Le Président Ghazouani a passé une grande partie du mois de janvier dans des déplacements à Paris et Londres pour représenter la Mauritanie sur la scène internationale.
Sa principale apparition a eu lieu à Londres, lors du UK-Africa Investment Summit, où il a annoncé publiquement une série d’initiatives pour améliorer le climat des affaires.
Si une rupture nette avec la corruption, les tracasseries et la politique de l’ère Aziz est attendue pour permettre à la Mauritanie de prospérer, les milieux d’affaires de Nouakchott bruissent de rumeurs selon lesquelles Ghazouani aurait du mal à améliorer l’image du pays auprès des investisseurs, comme le soulignait récemment Africa Energy Intelligence.
Le 21 janvier dernier, cette publication indiquait que BP peinait à conclure un accord avec le Sénégal et la Mauritanie pour vendre le gaz naturel qu’elle y produira. La date butoir du 24 janvier étant passée, faut-il en conclure que la date d’entrée en production est retardée ? Ces négociations durant depuis des années entre BP et les équipes des ministères du pétrole et celui de la finance n’ont pas abouti. M. Looney, le PDG de BP, a dû porter la question directement auprès des Présidents Sall et Ghazouani.
Statu quo
L’échec de ces tractations illustre parfaitement l’enracinement des pratiques de corruption datant de l’ère Aziz, un système qui encourage les hauts-fonctionnaires à solliciter un dessous-de-table pour conclure un accord. Il va de soi que cela refroidit les investisseurs et draine des personnages peu recommandables. Cela fait des années que les entreprises privées mauritaniennes dénoncent cette corruption publique. Pour les petites, elle peut se traduire par des tracasseries, et pour les autres par la retenue des subventions et de la TVA due ou des contrôles fiscaux abusifs visant à obtenir des pots-de-vin. Malheureusement, plus de six mois après l’arrivée au pouvoir de Ghazouani, ce tableau sombre est toujours d’actualité.
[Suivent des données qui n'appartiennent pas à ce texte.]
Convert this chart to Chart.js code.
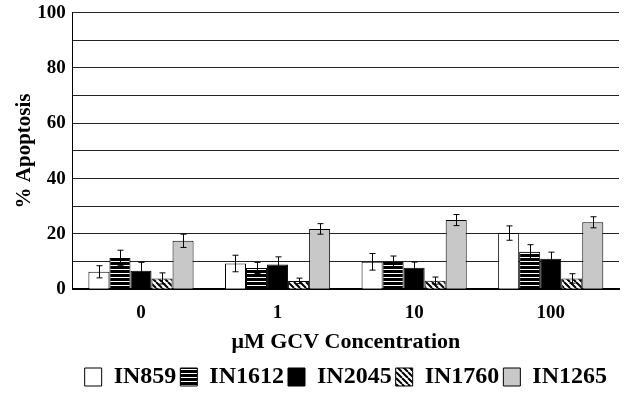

Comment contrer ces pratiques ? Peu d’opérateurs économiques sont suffisamment puissants pour pouvoir faire appel au président comme BP l’a fait, ou menacer d’une action en justice – et s’ils en avaient l’idée, l’histoire a montré que le gouvernement ne respecte pas toujours les verdicts, même émanant d’une justice indépendante.
Nouvelles institutions
Les déclarations de Ghazouani à Londres suggèrent qu’il compte amorcer un véritable changement. Lors de sa tournée, il a en effet annoncé plusieurs initiatives pour mettre fin à ces tracasseries, à commencer par la mise en place d’un Centre international de médiation et d’arbitrage qui est censé éviter le recours à des litiges et faciliter des issues équitables. Il a également annoncé la mise à jour du Code des investissements et la formation d’un Conseil supérieur de l’investissement relevant directement de la Présidence de la République, comme l’a rapporté l’Agence mauritanienne d’information.
Ces réformes ont été dévoilées lors de réunions entre le président Ghazouani, la Banque mondiale, le Premier ministre britannique et des journalistes. Auront-elles lieu et seront-elles suffisantes ? Si ces efforts sont louables et nécessaires, ils ne peuvent suffire à résoudre un problème ancré dans l’administration. Une vraie rupture avec la gouvernance de l’ère Aziz est nécessaire pour éradiquer les pratiques en vigueur au sein de ministères tout-puissants.
Possible rédemption
Le UK-Africa Investment Summit, qui a été marqué par la signature de 27 accords, a été salué comme un grand succès. Malheureusement, aucun de ces accords n’a été signé avec la Mauritanie du fait de sa mauvaise image à l’international. L’ère Ghazouani apporte au pays une occasion de la modifier. Le 29 janvier prochain, Dakar accueillera le MSGBC Basin Summit & Exhibition, où la Mauritanie tentera d’attirer des investissements étrangers dans ses champs pétroliers et gaziers offshore, en concurrence avec ses voisins côtiers.
Dans la foulée, Le Cap accueillera l’Africa Mining Indaba dès le 3 février et Nouakchott hébergera la grande conférence des Mauritanides en décembre, avec toujours comme objectif d’attirer des investissements au service du développement du pays. Si le Président veut y parvenir, il devra certes conclure des affaires avec les bons investisseurs, mais il devra aussi se montrer sévère avec les pratiques et les individus susceptibles de ruiner ses efforts.